--- GIVEN REQUEST ---
In the records below, find the line containing "Write the D3.js code for this chart." and the line containing "var y = d3.scaleLinear().domain([yMin". Give again exactly those lines and every line between them, omitting the pictures.

Dataset excerpt:
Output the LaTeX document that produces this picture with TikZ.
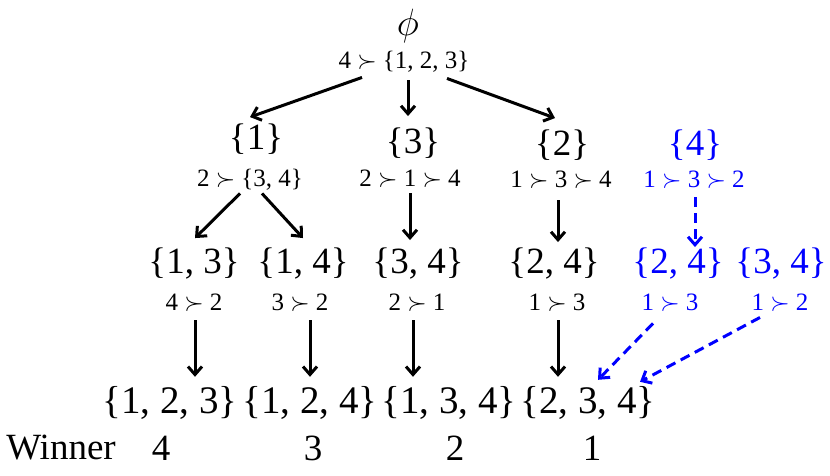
\RequirePackage{fix-cm}
\documentclass[tikz,border=0pt]{standalone}
\usepackage{fontspec}
\setmainfont{Liberation Serif}
\usetikzlibrary{arrows.meta,calc}
\definecolor{myblue}{RGB}{0,0,255}
\newcommand{\pref}{ $\succ$ }
\tikzset{
  setnode/.style={inner sep=0pt, text height=26pt, text depth=7.5pt, font=\fontsize{37}{40}\selectfont},
  bigset/.style={inner sep=0pt, text height=28pt, text depth=8pt, font=\fontsize{39}{44}\selectfont},
  lbl/.style={inner sep=0pt, text height=17.5pt, text depth=5pt, font=\fontsize{25}{28}\selectfont},
  win/.style={inner sep=0pt, font=\fontsize{37}{40}\selectfont},
  hl/.style={text=myblue},
  arr/.style={line width=3pt, -{Straight Barb[length=8pt,width=14pt,line width=3pt]}},
  darr/.style={line width=3pt, myblue, dash pattern=on 10pt off 6pt, -{Straight Barb[length=8pt,width=14pt,line width=3pt]}}
}
\begin{document}
\begin{tikzpicture}[x=1pt,y=-1pt]
\useasboundingbox (0,0) rectangle (830,475);
% row 1
\node[setnode,font=\fontsize{38}{42}\selectfont] (phi) at (408,26) {$\phi$};
\node[lbl] (l0) at (404,62) {4\pref\{1, 2, 3\}};
% row 2
\node[setnode] (s1) at (256,140) {\{1\}};
\node[setnode] (s3) at (413,144) {\{3\}};
\node[setnode] (s2) at (562,146) {\{2\}};
\node[setnode,hl] (s4) at (695,146) {\{4\}};
\node[lbl] (l1) at (250,180) {2\pref\{3, 4\}};
\node[lbl] (l3) at (410,180) {2\pref 1\pref 4};
\node[lbl] (l2) at (561,181) {1\pref 3\pref 4};
\node[lbl,hl] (l4) at (694,181) {1\pref 3\pref 2};
% row 3
\node[setnode] (s13) at (194,264) {\{1, 3\}};
\node[setnode] (s14) at (303,264) {\{1, 4\}};
\node[setnode] (s34) at (418,264) {\{3, 4\}};
\node[setnode] (s24) at (554,264) {\{2, 4\}};
\node[setnode,hl] (b24) at (678,264) {\{2, 4\}};
\node[setnode,hl] (b34) at (781,264) {\{3, 4\}};
\node[lbl] (m13) at (194,304) {4\pref 2};
\node[lbl] (m14) at (300,304) {3\pref 2};
\node[lbl] (m34) at (417,304) {2\pref 1};
\node[lbl] (m24) at (557,304) {1\pref 3};
\node[lbl,hl] (n24) at (670,304) {1\pref 3};
\node[lbl,hl] (n34) at (780,304) {1\pref 2};
% row 4
\node[bigset] (t123) at (170,403) {\{1, 2, 3\}};
\node[bigset] (t124) at (310,403) {\{1, 2, 4\}};
\node[bigset] (t134) at (449,403) {\{1, 3, 4\}};
\node[bigset] (t234) at (588,403) {\{2, 3, 4\}};
% winner row
\node[win] (wl) at (61,448) {Winner};
\node[win] (w1) at (161,448) {4};
\node[win] (w2) at (313,448) {3};
\node[win] (w3) at (455,448) {2};
\node[win] (w4) at (592,448) {1};
% connectors
\draw[arr] ($(l0.south)+(-42,4)$) -- ($(s1.north)+(-6,-6)$);
\draw[arr] ($(l0.south)+(4,7)$) -- ($(s3.north)+(-5,-11)$);
\draw[arr] ($(l0.south)+(43,5)$) -- ($(s2.north)+(-7,-11)$);
\draw[arr] ($(l1.south)+(-10,2)$) -- ($(s13.north)+(1,-9)$);
\draw[arr] ($(l1.south)+(12,2)$) -- ($(s14.north)+(0,-9)$);
\draw[arr] ($(l3.south)+(0,2)$) -- ($(l3.south |- s34.north)+(0,-7)$);
\draw[arr] ($(l2.south)+(-3,8)$) -- ($(s24.north)+(4,-5)$);
\draw[darr] ($(l4.south)+(1,5)$) -- ($(b24.north)+(17,0)$);
\draw[arr] ($(m13.south)+(1,5)$) -- ($(t123.north)+(25,-8)$);
\draw[arr] ($(m14.south)+(10,5)$) -- ($(t124.north)+(0,-8)$);
\draw[arr] ($(m34.south)+(-4,5)$) -- ($(t134.north)+(-36,-8)$);
\draw[arr] ($(m24.south)+(1,5)$) -- ($(t234.north)+(-30,-8)$);
\draw[darr] ($(n24.south)+(-17,8)$) -- ($(t234.north)+(10,-5)$);
\draw[darr] ($(n34.south)+(-20,2)$) -- ($(t234.north)+(52,-3)$);
\end{tikzpicture}
\end{document}
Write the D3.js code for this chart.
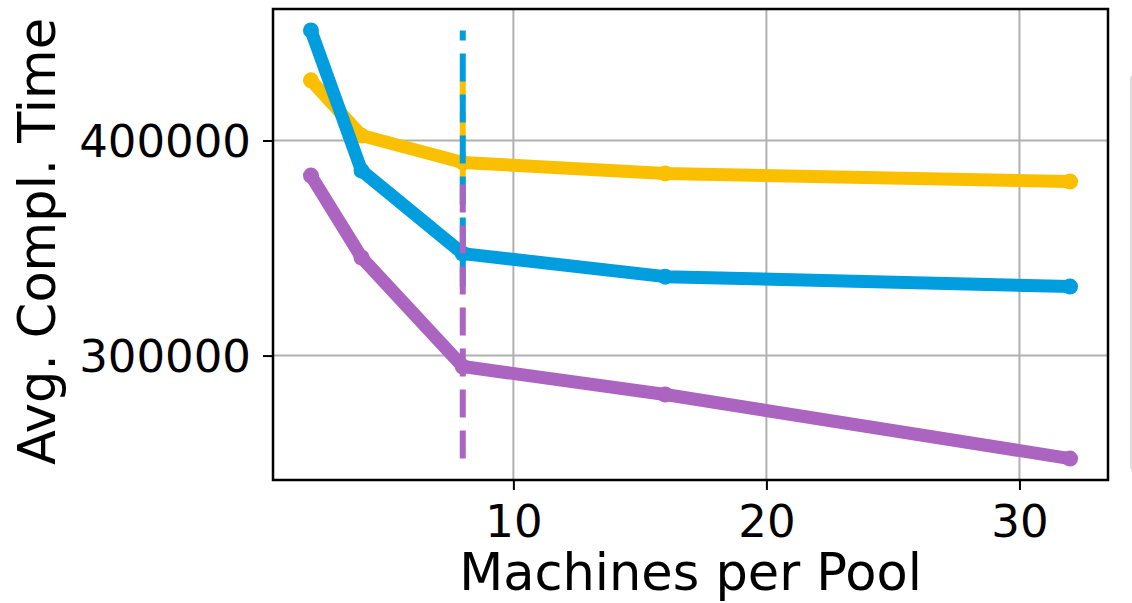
<!DOCTYPE html>
<html>
<head>
<meta charset="utf-8">
<script src="https://cdn.jsdelivr.net/npm/d3@7"></script>
<style>
  html, body { margin: 0; padding: 0; background: #fff; }
  svg { display: block; font-family: "DejaVu Sans", sans-serif; }
</style>
</head>
<body>
<svg id="chart" width="1132" height="603"></svg>
<script>
"use strict";
// machines per pool (x) and avg completion time per series
var machines = [2, 4, 8, 16, 32];
var yellowTimes = [428000, 402300, 389800, 384700, 380900];
var blueTimes = [451200, 386000, 347400, 336700, 332100];
var purpleTimes = [383700, 345600, 294900, 281900, 252100];
var xTicks = [10, 20, 30];
var yTicks = [300000, 400000];
var markX = 8;

var series = [
  { name: 'yellow', color: '#fac000', values: yellowTimes },
  { name: 'blue', color: '#009ddf', values: blueTimes },
  { name: 'purple', color: '#ab64c0', values: purpleTimes }
];

var svg = d3.select('#chart');
var plotLeft = 273, plotRight = 1108, plotTop = 9, plotBottom = 480;

// matplotlib-like 5% margins
var xMin = d3.min(machines), xMax = d3.max(machines);
var xPad = (xMax - xMin) * 0.05;
var allY = [].concat(yellowTimes, blueTimes, purpleTimes);
var yMin = d3.min(allY), yMax = d3.max(allY);
var yPad = (yMax - yMin) * 0.05;

var x = d3.scaleLinear().domain([xMin - xPad, xMax + xPad]).range([plotLeft, plotRight]);
var y = d3.scaleLinear().domain([yMin - yPad, yMax + yPad]).range([plotBottom, plotTop]);

// legend box, mostly outside the frame
svg.append('rect')
  .attr('x', 1131).attr('y', 75)
  .attr('width', 120).attr('height', 395)
  .attr('rx', 4)
  .style('fill', '#fff')
  .style('stroke', '#dcdcdc')
  .style('stroke-width', 2);

// grid
svg.append('g').selectAll('line')
  .data(xTicks).enter().append('line')
  .attr('x1', function (d) { return x(d); }).attr('x2', function (d) { return x(d); })
  .attr('y1', plotTop).attr('y2', plotBottom)
  .style('stroke', '#b0b0b0').style('stroke-width', 2);
svg.append('g').selectAll('line')
  .data(yTicks).enter().append('line')
  .attr('y1', function (d) { return y(d); }).attr('y2', function (d) { return y(d); })
  .attr('x1', plotLeft).attr('x2', plotRight)
  .style('stroke', '#b0b0b0').style('stroke-width', 2);

// axes
var xAxis = d3.axisBottom(x).tickValues(xTicks).tickSize(10).tickPadding(12).tickFormat(d3.format('d'));
var yAxis = d3.axisLeft(y).tickValues(yTicks).tickSize(10).tickPadding(12).tickFormat(d3.format('d'));

var gx = svg.append('g').attr('transform', 'translate(0,' + plotBottom + ')').call(xAxis);
var gy = svg.append('g').attr('transform', 'translate(' + plotLeft + ',0)').call(yAxis);
[gx, gy].forEach(function (g) {
  g.select('.domain').remove();
  g.selectAll('.tick line').style('stroke', '#000').style('stroke-width', 2);
  g.selectAll('.tick text')
    .style('font-family', '"DejaVu Sans", sans-serif')
    .style('font-size', '45px')
    .style('fill', '#000');
});
gx.selectAll('.tick text').attr('dy', '0.78em');
gy.selectAll('.tick text').attr('dy', '0.36em');

// lines
var line = d3.line()
  .x(function (d, i) { return x(machines[i]); })
  .y(function (d) { return y(d); });

var plot = svg.append('g');
series.forEach(function (s) {
  plot.append('path')
    .datum(s.values)
    .attr('d', line)
    .style('fill', 'none')
    .style('stroke', s.color)
    .style('stroke-width', 13)
    .style('stroke-linejoin', 'round');
  plot.selectAll('circle.' + s.name)
    .data(s.values).enter()
    .append('circle')
    .attr('class', s.name)
    .attr('cx', function (d, i) { return x(machines[i]); })
    .attr('cy', function (d) { return y(d); })
    .attr('r', 8)
    .style('fill', s.color);
});

// dashed min-max markers at x = 8
series.forEach(function (s) {
  plot.append('line')
    .attr('x1', x(markX)).attr('x2', x(markX))
    .attr('y1', y(d3.min(s.values))).attr('y2', y(d3.max(s.values)))
    .style('stroke', s.color)
    .style('stroke-width', 6)
    .style('stroke-dasharray', '28,13');
});

// frame
svg.append('rect')
  .attr('x', plotLeft).attr('y', plotTop)
  .attr('width', plotRight - plotLeft).attr('height', plotBottom - plotTop)
  .style('fill', 'none')
  .style('stroke', '#000')
  .style('stroke-width', 2.5);

// axis labels
svg.append('text')
  .attr('x', (plotLeft + plotRight) / 2).attr('y', 590)
  .attr('text-anchor', 'middle')
  .style('font-size', '51px')
  .text('Machines per Pool');

svg.append('text')
  .attr('transform', 'translate(55,' + ((plotTop + plotBottom) / 2 - 3) + ') rotate(-90)')
  .attr('text-anchor', 'middle')
  .style('font-size', '51px')
  .text('Avg. Compl. Time');
</script>
</body>
</html>
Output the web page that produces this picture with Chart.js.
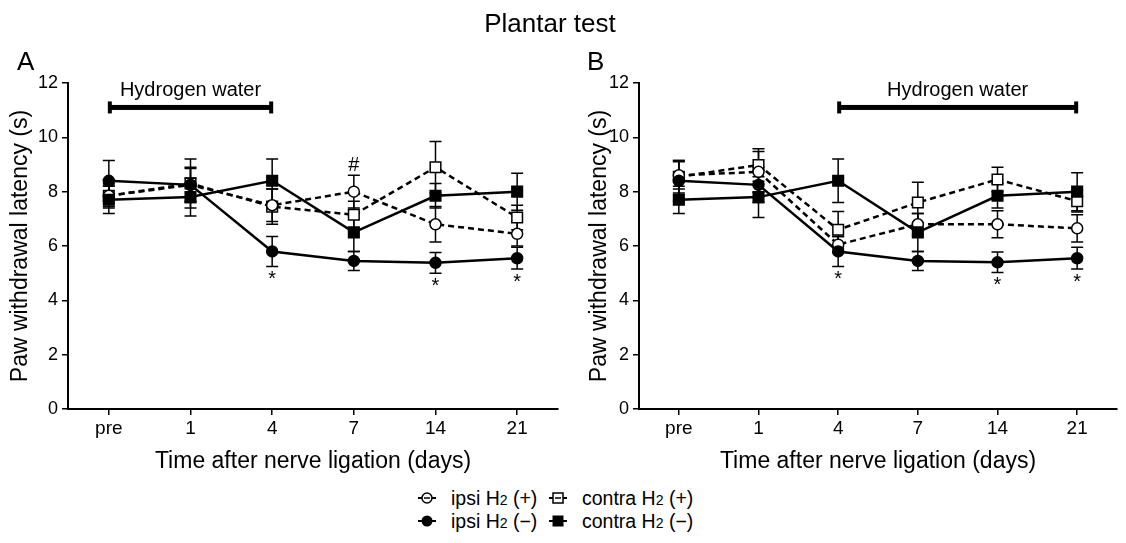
<!DOCTYPE html>
<html>
<head>
<meta charset="utf-8">
<script src="https://cdn.jsdelivr.net/npm/chart.js@4.4.1/dist/chart.umd.min.js"></script>
<style>
  body { margin: 0; width: 1126px; height: 543px; background: #fff; color: #000;
         font-family: "Liberation Sans", Arial, sans-serif; position: relative; overflow: hidden; }
  #title { position: absolute; top: 8px; left: 0; width: 1100px; text-align: center; font-size: 26px; line-height: 30px; }
  .letter { position: absolute; top: 46px; font-size: 26px; line-height: 30px; }
  #wrapA { position: absolute; left: 0; top: 0; }
  #wrapB { position: absolute; left: 579px; top: 0; }
  .item { position: absolute; font-size: 19.5px; line-height: 22px; white-space: nowrap; }
  .item svg { position: absolute; left: -34px; top: 3px; }
  .sub { font-size: 14px; }
</style>
</head>
<body>
<div id="wrapA"><canvas id="chartA" width="570" height="480"></canvas></div>
<div id="wrapB"><canvas id="chartB" width="547" height="480"></canvas></div>
<div id="title">Plantar test</div>
<div class="letter" style="left:17px">A</div>
<div class="letter" style="left:587px">B</div>

<div class="item" style="left:451px; top:487px">
  <svg width="20" height="16"><line x1="1" y1="8" x2="19" y2="8" stroke="#000" stroke-width="2"/><circle cx="10" cy="8" r="5" fill="#fff" stroke="#000" stroke-width="1.5"/><line x1="7" y1="8" x2="13" y2="8" stroke="#000" stroke-width="1.5"/></svg>
  ipsi H<span class="sub">2</span> (+)
</div>
<div class="item" style="left:451px; top:510px">
  <svg width="20" height="16"><line x1="1" y1="8" x2="19" y2="8" stroke="#000" stroke-width="2"/><circle cx="10" cy="8" r="5.5" fill="#000"/></svg>
  ipsi H<span class="sub">2</span> (&minus;)
</div>
<div class="item" style="left:582px; top:487px">
  <svg width="20" height="16"><line x1="1" y1="8" x2="19" y2="8" stroke="#000" stroke-width="2"/><rect x="5" y="3" width="10" height="10" fill="#fff" stroke="#000" stroke-width="1.5"/><line x1="7" y1="8" x2="13" y2="8" stroke="#000" stroke-width="1.5"/></svg>
  contra H<span class="sub">2</span> (+)
</div>
<div class="item" style="left:582px; top:510px">
  <svg width="20" height="16"><line x1="1" y1="8" x2="19" y2="8" stroke="#000" stroke-width="2"/><rect x="4.5" y="2.5" width="11" height="11" fill="#000"/></svg>
  contra H<span class="sub">2</span> (&minus;)
</div>

<script>
// categories and ticks
const days = ['pre', '1', '4', '7', '14', '21'];
const yTicks = [0, 2, 4, 6, 8, 10, 12];

// Panel A (hydrogen water pre -> day 4)
const ipsiPlusA = [7.85, 8.25, 7.5, 8.0, 6.8, 6.45];
const ipsiPlusAErr = [0.45, 0.6, 0.6, 0.6, 0.65, 0.45];
const contraPlusA = [7.85, 8.3, 7.45, 7.15, 8.9, 7.05];
const contraPlusAErr = [0.4, 0.9, 0.65, 0.5, 0.95, 0.45];
const ipsiMinusA = [8.4, 8.25, 5.8, 5.45, 5.38, 5.55];
const ipsiMinusAErr = [0.75, 0.65, 0.55, 0.35, 0.38, 0.4];
const contraMinusA = [7.7, 7.8, 8.4, 6.5, 7.85, 8.0];
const contraMinusAErr = [0.5, 0.7, 0.8, 0.7, 0.45, 0.68];
const starsA = ['', '', '*', '', '*', '*'];
const hashA = ['', '', '', '#', '', ''];
const hydrogenA = ['pre', '4'];

// Panel B (hydrogen water day 4 -> day 21)
const ipsiPlusB = [8.6, 8.73, 6.05, 6.8, 6.8, 6.65];
const ipsiPlusBErr = [0.5, 0.75, 0.3, 0.4, 0.5, 0.5];
const contraPlusB = [8.55, 8.98, 6.6, 7.6, 8.45, 7.65];
const contraPlusBErr = [0.6, 0.6, 0.67, 0.75, 0.45, 0.4];
const ipsiMinusB = [8.4, 8.25, 5.8, 5.45, 5.4, 5.55];
const ipsiMinusBErr = [0.75, 0.65, 0.55, 0.35, 0.38, 0.4];
const contraMinusB = [7.7, 7.8, 8.4, 6.5, 7.85, 8.0];
const contraMinusBErr = [0.5, 0.75, 0.8, 0.7, 0.45, 0.7];
const starsB = ['', '', '*', '', '*', '*'];
const hydrogenB = ['4', '21'];

const FONT = '"Liberation Sans", Arial, sans-serif';

// error bars under the markers
const errorBars = {
    id: 'errorBars',
    beforeDatasetsDraw(chart) {
        const ctx = chart.ctx;
        const y = chart.scales.y;
        ctx.save();
        ctx.strokeStyle = '#000';
        ctx.lineWidth = 1.5;
        chart.data.datasets.forEach((ds, di) => {
            const meta = chart.getDatasetMeta(di);
            meta.data.forEach((pt, i) => {
                const top = y.getPixelForValue(ds.data[i] + ds.err[i]);
                const bot = y.getPixelForValue(ds.data[i] - ds.err[i]);
                ctx.beginPath();
                ctx.moveTo(pt.x, top); ctx.lineTo(pt.x, bot);
                ctx.moveTo(pt.x - 6, top); ctx.lineTo(pt.x + 6, top);
                ctx.moveTo(pt.x - 6, bot); ctx.lineTo(pt.x + 6, bot);
                ctx.stroke();
            });
        });
        ctx.restore();
    }
};

// hydrogen water bar, stars and hash
const extras = {
    id: 'extras',
    afterDatasetsDraw(chart, args, opts) {
        const ctx = chart.ctx;
        const x = chart.scales.x, y = chart.scales.y;
        ctx.save();
        const x1 = x.getPixelForValue(days.indexOf(opts.hydrogen[0]));
        const x2 = x.getPixelForValue(days.indexOf(opts.hydrogen[1]));
        const yb = y.getPixelForValue(11.1);
        ctx.fillStyle = '#000';
        ctx.fillRect(x1, yb - 2.5, x2 - x1, 5);
        ctx.fillRect(x1 - 1, yb - 6, 4, 12);
        ctx.fillRect(x2 - 3, yb - 6, 4, 12);
        ctx.font = '20px ' + FONT;
        ctx.textAlign = 'center';
        ctx.textBaseline = 'middle';
        ctx.fillText('Hydrogen water', (x1 + x2) / 2, y.getPixelForValue(11.72));

        chart.data.datasets.forEach((ds, di) => {
            const meta = chart.getDatasetMeta(di);
            if (ds.stars) {
                ctx.textBaseline = 'top';
                ds.stars.forEach((s, i) => {
                    if (!s) return;
                    ctx.fillText(s, meta.data[i].x, y.getPixelForValue(ds.data[i] - ds.err[i]) + 3);
                });
            }
            if (ds.hash) {
                ctx.textBaseline = 'alphabetic';
                ds.hash.forEach((s, i) => {
                    if (!s) return;
                    ctx.fillText(s, meta.data[i].x, y.getPixelForValue(ds.data[i] + ds.err[i]) - 4);
                });
            }
        });
        ctx.restore();
    }
};

function series(values, err, filled, dashed, style, radius) {
    return {
        data: values,
        err: err,
        borderColor: '#000',
        borderWidth: 2.5,
        borderDash: dashed ? [6, 4] : [],
        pointStyle: style,
        pointRadius: radius,
        pointBorderWidth: 1.5,
        pointBorderColor: '#000',
        pointBackgroundColor: filled ? '#000' : '#fff',
        tension: 0,
        clip: false
    };
}

function makeChart(id, sets, hydrogen, yWidth, rightPad) {
    new Chart(document.getElementById(id), {
        type: 'line',
        data: { labels: days, datasets: sets },
        options: {
            responsive: false,
            animation: false,
            devicePixelRatio: 1,
            layout: { padding: { top: 83, right: rightPad, left: 0, bottom: 0 } },
            plugins: {
                legend: { display: false },
                tooltip: { enabled: false },
                extras: { hydrogen: hydrogen }
            },
            scales: {
                x: {
                    type: 'category',
                    offset: true,
                    border: { color: '#000', width: 2 },
                    grid: { drawOnChartArea: false, color: '#000', lineWidth: 1.5, tickLength: 6 },
                    ticks: { color: '#000', font: { family: FONT, size: 19 }, padding: 2, maxRotation: 0 },
                    title: { display: true, text: 'Time after nerve ligation (days)', color: '#000',
                             font: { family: FONT, size: 23 }, padding: { top: 0, bottom: 5 } },
                    afterFit: s => { s.height = 71; }
                },
                y: {
                    min: 0, max: 12,
                    afterBuildTicks: s => { s.ticks = yTicks.map(v => ({ value: v })); },
                    border: { color: '#000', width: 2 },
                    grid: { drawOnChartArea: false, color: '#000', lineWidth: 1.5, tickLength: 6 },
                    ticks: { color: '#000', font: { family: FONT, size: 18 }, padding: 4 },
                    title: { display: true, text: 'Paw withdrawal latency (s)', color: '#000',
                             font: { family: FONT, size: 23 }, padding: { top: 7, bottom: 0 } },
                    afterFit: s => { s.width = yWidth; }
                }
            }
        },
        plugins: [errorBars, extras]
    });
}

const setsA = [
    Object.assign(series(ipsiMinusA, ipsiMinusAErr, true, false, 'circle', 5.5), { stars: starsA }),
    series(contraMinusA, contraMinusAErr, true, false, 'rect', 7.5),
    Object.assign(series(ipsiPlusA, ipsiPlusAErr, false, true, 'circle', 5.5), { hash: hashA }),
    series(contraPlusA, contraPlusAErr, false, true, 'rect', 7.5)
];
const setsB = [
    Object.assign(series(ipsiMinusB, ipsiMinusBErr, true, false, 'circle', 5.5), { stars: starsB }),
    series(contraMinusB, contraMinusBErr, true, false, 'rect', 7.5),
    series(ipsiPlusB, ipsiPlusBErr, false, true, 'circle', 5.5),
    series(contraPlusB, contraPlusBErr, false, true, 'rect', 7.5)
];

makeChart('chartA', setsA, hydrogenA, 68, 12);
makeChart('chartB', setsB, hydrogenB, 60, 1);
</script>
</body>
</html>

--- CORRECT RESPONSE ---
Write the D3.js code for this chart.
<!DOCTYPE html>
<html>
<head>
<meta charset="utf-8">
<script src="https://cdn.jsdelivr.net/npm/d3@7"></script>
<style>
  html, body { margin: 0; padding: 0; background: #fff; }
  svg { display: block; font-family: "DejaVu Sans", sans-serif; }
</style>
</head>
<body>
<svg id="chart" width="1132" height="603"></svg>
<script>
"use strict";
// machines per pool (x) and avg completion time per series
var machines = [2, 4, 8, 16, 32];
var yellowTimes = [428000, 402300, 389800, 384700, 380900];
var blueTimes = [451200, 386000, 347400, 336700, 332100];
var purpleTimes = [383700, 345600, 294900, 281900, 252100];
var xTicks = [10, 20, 30];
var yTicks = [300000, 400000];
var markX = 8;

var series = [
  { name: 'yellow', color: '#fac000', values: yellowTimes },
  { name: 'blue', color: '#009ddf', values: blueTimes },
  { name: 'purple', color: '#ab64c0', values: purpleTimes }
];

var svg = d3.select('#chart');
var plotLeft = 273, plotRight = 1108, plotTop = 9, plotBottom = 480;

// matplotlib-like 5% margins
var xMin = d3.min(machines), xMax = d3.max(machines);
var xPad = (xMax - xMin) * 0.05;
var allY = [].concat(yellowTimes, blueTimes, purpleTimes);
var yMin = d3.min(allY), yMax = d3.max(allY);
var yPad = (yMax - yMin) * 0.05;

var x = d3.scaleLinear().domain([xMin - xPad, xMax + xPad]).range([plotLeft, plotRight]);
var y = d3.scaleLinear().domain([yMin - yPad, yMax + yPad]).range([plotBottom, plotTop]);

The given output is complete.